Although more height is a big plus, there is a lack of cranes that can erect such huge structures, made from tonnes of steel and concrete. Also, the higher the tower, the more costly it is to build the concrete platform. So, efforts are on to reduce costs through innovations such as 'self-erecting turbines', says Duncan. One solution, developed by the US-based Altaeros Energies, is buoyant airborne turbines (BATs), a mix of blimp and lightweight turbines. A blimp is an airship without a structure. It relies on the pressure of the lifting gas inside the envelope and the strength of the envelope to maintain its shape. What Altaeros does is to attach the turbine to a blimp filled with helium so that it can be hooked up from anywhere and mounted in a day. Altaeros has tested BATs till 300 metres. "We keep monitoring next-generation technologies and are planning to tie up with suitable partners," says Duncan.

SMART GRID

India is also working on several projects for building smart grids to make electricity supply more reliable and effi cient. This will reduce the huge transmission and distribution losses of power companies.

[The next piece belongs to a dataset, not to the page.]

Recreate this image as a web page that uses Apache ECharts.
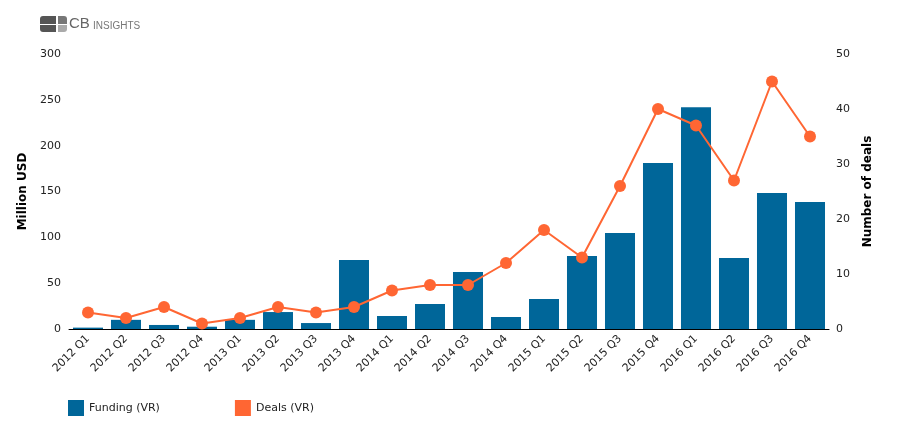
<!DOCTYPE html>
<html><head><meta charset="utf-8">
<script src="https://cdn.jsdelivr.net/npm/echarts@6/dist/echarts.min.js"></script>
<style>html,body{margin:0;padding:0;background:#fff}#c{width:899px;height:436px}</style>
</head><body><div id="c"></div>
<script>
const categories = ['2012 Q1','2012 Q2','2012 Q3','2012 Q4','2013 Q1','2013 Q2','2013 Q3','2013 Q4','2014 Q1','2014 Q2','2014 Q3','2014 Q4','2015 Q1','2015 Q2','2015 Q3','2015 Q4','2016 Q1','2016 Q2','2016 Q3','2016 Q4'];
const funding = [1.5,10,4.4,2.5,10,18.5,6.5,75.3,14.2,27.3,62.2,13.1,32.7,79.6,104.7,181,242,77.5,148.4,138.5];
const deals = [3,2,4,1,2,4,3,4,7,8,8,12,18,13,26,40,37,27,45,35];

const FONT = 'DejaVu Sans';
const chart = echarts.init(document.getElementById('c'));
chart.setOption({
  animation:false,
  textStyle:{fontFamily:FONT},
  graphic:[
    {type:'rect',shape:{x:40,y:16,width:16,height:8,r:[3,0,0,0]},style:{fill:'#555'}},
    {type:'rect',shape:{x:40,y:25,width:16,height:7,r:[0,0,0,3]},style:{fill:'#555'}},
    {type:'rect',shape:{x:58,y:16,width:9,height:8,r:[0,3,0,0]},style:{fill:'#777'}},
    {type:'rect',shape:{x:58,y:25,width:9,height:7,r:[0,0,3,0]},style:{fill:'#aaa'}},
    {type:'text',left:69,top:16,style:{text:'CB',fontSize:15,fill:'#666',fontFamily:'Liberation Sans'}},
    {type:'text',left:93,top:21,style:{text:'INSIGHTS',fontSize:10,fill:'#777',fontFamily:'Liberation Sans'}}
  ],
  grid:{left:69,right:70,top:54,bottom:107},
  legend:{left:63,top:395,itemWidth:16,itemHeight:16,itemGap:75,icon:'rect',
    textStyle:{fontSize:11,color:'#222',fontFamily:FONT},
    data:['Funding (VR)','Deals (VR)']},
  xAxis:{type:'category',data:categories,
    axisLine:{lineStyle:{color:'#000',width:1}},
    axisTick:{alignWithLabel:true,length:4,lineStyle:{color:'#888',width:2}},
    axisLabel:{rotate:45,fontSize:11,color:'#222',margin:8,interval:0}},
  yAxis:[
    {type:'value',min:0,max:300,interval:50,splitLine:{show:false},
     axisLine:{show:false},axisTick:{show:false},
     axisLabel:{fontSize:11,color:'#222',margin:8},
     name:'Million USD',nameLocation:'middle',nameGap:35,nameRotate:90,
     nameTextStyle:{fontWeight:'bold',fontSize:12,color:'#000'}},
    {type:'value',min:0,max:50,interval:10,splitLine:{show:false},
     axisLine:{show:false},axisTick:{show:false},
     axisLabel:{fontSize:11,color:'#222',margin:7},
     name:'Number of deals',nameLocation:'middle',nameGap:33,nameRotate:90,
     nameTextStyle:{fontWeight:'bold',fontSize:12,color:'#000'}}
  ],
  series:[
    {name:'Funding (VR)',type:'bar',data:funding,barCategoryGap:'21%',itemStyle:{color:'#006699'}},
    {name:'Deals (VR)',type:'line',yAxisIndex:1,data:deals,symbol:'circle',symbolSize:12,
     lineStyle:{color:'#ff6633',width:2},itemStyle:{color:'#ff6633'}}
  ]
});
</script></body></html>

A smart grid uses information & communications technology to gather and act on information - such as about the behaviour of suppliers and consumers - to run the system more effi ciently. For instance, it shuts off the supply as soon as power utilities start drawing more power than the system can generate. It also evens out the mismatch between demand and supply by tracking the behaviour of both suppliers and consumers on a real-time basis.

In Gujarat, a pilot project is being run in industrial and residential areas of Naroda in Sabarmati and the agricultural village of Deesa in Palanpur. The proposal is to cover 20,524 consumers in Naroda and 18,898 agricultural unmetered consumers in Deesa. The Rs 49-crore project is aimed at managing peak load, outages and quality of supply. It is also looking at aspects such as load forecasting and management of power assets.

A similar Rs 33-crore project is being run in the additional city area division of Mysore. The project, involving 21,824 residential, commercial, industrial and agricultural consumers, is being implemented by Enzen Global.